There was no transaction open or running before the query or even with the query. The query was running alone and failing alone.


This problem could be due to different reasons. I am just trying to show some possibilities to troubleshooting by writing this post.


 


Following some tips:


1) Check for transactions open that could fill your tempdb


2) Check if there is skew data causing a large amount of the data moving between the nodes (https://docs.microsoft.com/en-us/azure/synapse-analytics/sql-data-warehouse/sql-data-warehouse-tables-distribute#:~:text=A%20quick%20way%20to%20check%20for%20data%20skew,should%20be%20spread%20evenly%20across%20all%20the%20distributions.)


3) Check the stats.

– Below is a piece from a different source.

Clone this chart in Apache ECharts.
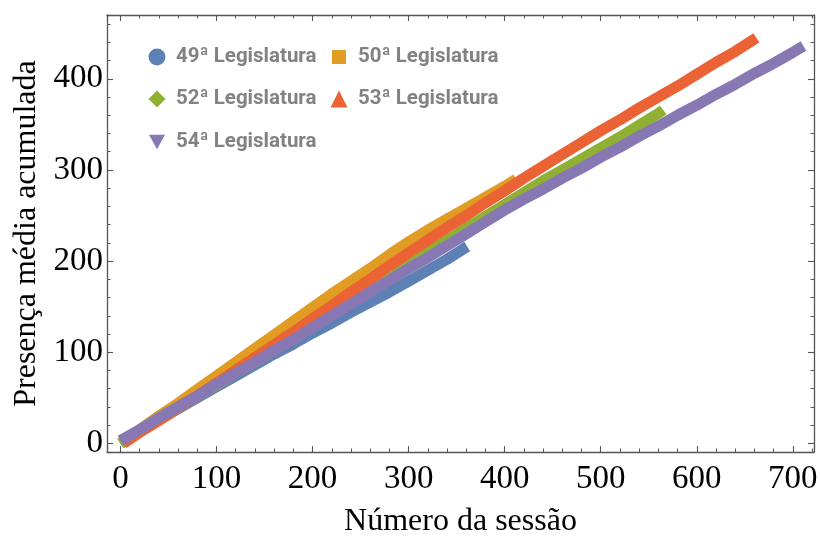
<!DOCTYPE html>
<html>
<head>
<meta charset="utf-8">
<script src="https://cdn.jsdelivr.net/npm/echarts@6/dist/echarts.min.js"></script>
<style>
  html, body { margin: 0; padding: 0; background: #ffffff; }
  #chart { width: 820px; height: 540px; }
</style>
</head>
<body>
<div id="chart"></div>
<script>
// Cumulative mean attendance per session, one pair of arrays per legislature
const sessions49 = [0, 20, 40, 60, 80, 100, 120, 140, 160, 180, 200, 220, 240, 260, 280, 300, 320, 340, 361];
const presence49 = [0, 13, 26, 38, 50, 62, 74, 86, 98, 109, 121, 132, 144, 155, 166, 178, 190, 202, 216];

const sessions50 = [0, 20, 40, 60, 80, 100, 120, 140, 160, 180, 200, 220, 240, 260, 280, 300, 320, 340, 360, 380, 400, 412];
const presence50 = [0, 15, 30, 44, 59, 74, 89, 104, 119, 134, 149, 164, 178, 192, 207, 221, 234, 246, 258, 270, 282, 290];

const sessions52 = [0, 20, 40, 60, 80, 100, 120, 140, 160, 180, 200, 220, 240, 260, 280, 300, 320, 340, 360, 380, 400, 420, 440, 460, 480, 500, 520, 540, 560, 565];
const presence52 = [0, 13, 27, 39, 52, 64, 77, 89, 102, 115, 129, 142, 156, 169, 183, 196, 210, 223, 236, 249, 262, 275, 288, 300, 312, 324, 336, 349, 362, 366];

const sessions53 = [3, 20, 40, 60, 80, 100, 120, 140, 160, 180, 200, 220, 240, 260, 280, 300, 320, 340, 360, 380, 400, 420, 440, 460, 480, 500, 520, 540, 560, 580, 600, 620, 640, 662];
const presence53 = [0, 12, 25, 39, 52, 66, 80, 94, 108, 122, 137, 151, 166, 180, 195, 209, 223, 237, 250, 264, 277, 291, 304, 317, 330, 343, 355, 368, 380, 392, 405, 418, 430, 445];

const sessions54 = [0, 20, 40, 60, 80, 100, 120, 140, 160, 180, 200, 220, 240, 260, 280, 300, 320, 340, 360, 380, 400, 420, 440, 460, 480, 500, 520, 540, 560, 580, 600, 620, 640, 660, 680, 700, 711];
const presence54 = [3, 15, 28, 40, 52, 65, 77, 89, 102, 114, 127, 140, 153, 166, 179, 192, 204, 217, 230, 243, 256, 268, 279, 291, 302, 314, 325, 337, 348, 360, 371, 383, 394, 406, 417, 429, 436];

const legislatures = ['49ª Legislatura', '50ª Legislatura', '52ª Legislatura', '53ª Legislatura', '54ª Legislatura'];
const colors = ['#5E81B5', '#E19C24', '#8FB032', '#EB6235', '#8778B3'];
const icons = ['circle', 'rect', 'diamond', 'triangle', 'path://M0,0 L10,0 L5,9 Z'];
const iconSizes = [17, 14, 17, 17, 16];
const xTitle = 'Número da sessão';
const yTitle = 'Presença média acumulada';

const seriesSessions = [sessions49, sessions50, sessions52, sessions53, sessions54];
const seriesPresence = [presence49, presence50, presence52, presence53, presence54];

const serifFont = '"Liberation Serif", "DejaVu Serif", serif';
const legendFont = 'Roboto, "Liberation Sans", sans-serif';
const frameColor = '#555555';

function pairs(xs, ys) { return xs.map((x, i) => [x, ys[i]]); }

const labelOnHundreds = v => (Math.abs(v % 100) < 1e-9 ? String(v) : '');

function frameAxis(extra) {
  return Object.assign({
    type: 'value',
    axisLine: { show: true, onZero: false, lineStyle: { color: frameColor, width: 1.3 } },
    axisTick: { show: true, inside: true, length: 6, lineStyle: { color: frameColor, width: 1.1 } },
    minorTick: { show: true, splitNumber: 5, length: 3.5, lineStyle: { color: frameColor, width: 1 } },
    splitLine: { show: false },
    minorSplitLine: { show: false }
  }, extra);
}

// Legend laid out as a 2-column grid: one legend component per entry,
// icon centres at fixed x, text starting a fixed distance after them
const legendIconX = [157, 339];
const legendRowY = [57, 99, 142];
const legends = legislatures.map((name, i) => {
  const size = iconSizes[i];
  return {
    data: [{ name: name, icon: icons[i] }],
    left: legendIconX[i % 2] - size / 2,
    top: legendRowY[Math.floor(i / 2)] - 12,
    padding: 0,
    itemWidth: size,
    itemHeight: size,
    itemStyle: { borderWidth: 0 },
    selectedMode: false,
    textStyle: {
      color: '#828282',
      fontFamily: legendFont,
      fontWeight: 'bold',
      fontSize: 20.5,
      lineHeight: 24,
      padding: [0, 0, 0, 14 - size / 2]
    }
  };
});

const option = {
  backgroundColor: '#ffffff',
  animation: false,
  grid: {
    left: 107, top: 15, width: 707, height: 437,
    containLabel: false,
    outerBoundsMode: 'none'
  },
  legend: legends,
  xAxis: [
    frameAxis({
      position: 'bottom', min: -14, max: 722, splitNumber: 7,
      name: xTitle, nameLocation: 'middle', nameGap: 54,
      nameTextStyle: { fontFamily: serifFont, fontSize: 32, color: '#000' },
      axisLabel: {
        show: true, margin: 11, formatter: labelOnHundreds,
        showMinLabel: false, showMaxLabel: false,
        fontFamily: serifFont, fontSize: 33, color: '#000'
      }
    }),
    frameAxis({
      position: 'top', min: -14, max: 722, splitNumber: 7,
      axisLabel: { show: false }
    })
  ],
  yAxis: [
    frameAxis({
      position: 'left', min: -9.5, max: 470, splitNumber: 5,
      name: yTitle, nameLocation: 'middle', nameGap: 62, nameRotate: 90,
      nameTextStyle: { fontFamily: serifFont, fontSize: 32, color: '#000' },
      axisLabel: {
        show: true, margin: 4, formatter: labelOnHundreds,
        showMinLabel: false, showMaxLabel: false,
        fontFamily: serifFont, fontSize: 33, color: '#000'
      }
    }),
    frameAxis({
      position: 'right', min: -9.5, max: 470, splitNumber: 5,
      axisLabel: { show: false }
    })
  ],
  series: legislatures.map((name, i) => ({
    name: name,
    type: 'line',
    xAxisIndex: 0,
    yAxisIndex: 0,
    data: pairs(seriesSessions[i], seriesPresence[i]),
    showSymbol: false,
    symbol: 'none',
    silent: true,
    color: colors[i],
    z: 2 + i,
    lineStyle: { color: colors[i], width: 11, cap: 'butt', join: 'round' }
  }))
};

const chart = echarts.init(document.getElementById('chart'), null, { renderer: 'canvas' });
chart.setOption(option);
</script>
</body>
</html>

Maybe the plan is been misestimate. (https://docs.microsoft.com/en-us/azure/synapse-analytics/sql-data-warehouse/sql-data-warehouse-tables-statistics)


4)If like me, there was no skew data, no stats and no transaction open causing this.


 


So the next step was to check the select performance and execution plan. 


 


1) Find the active queries:


 

SELECT *
FROM sys.dm_pdw_exec_requests
WHERE status not in ('Completed','Failed','Cancelled')
AND session_id <> session_id()
ORDER BY submit_time DESC;

 


2) By finding the query that you know is failing to get the query id:


 


 

SELECT * FROM sys.dm_pdw_request_steps
WHERE request_id = 'QID'
ORDER BY step_index;

 


3) Filter the step that is taking most of the time based on the last query results:


SELECT * FROM sys.dm_pdw_sql_requests
WHERE request_id = 'QID' AND step_index = XX;


 4) From the last query results filter the distribution id and spid replace those values on the next query:


 

DBCC PDW_SHOWEXECUTIONPLAN ( distribution_id, spid )  

 


 We checked the XML plan that we got a sort to follow by estimated rows pretty high in each of the distributions. So it seems while the plan was been sorted in tempdb it just run out of space.


Hence, this was not a case of stats not updated and also the distribution keys were hashed as the same in all the tables involved which were temp tables.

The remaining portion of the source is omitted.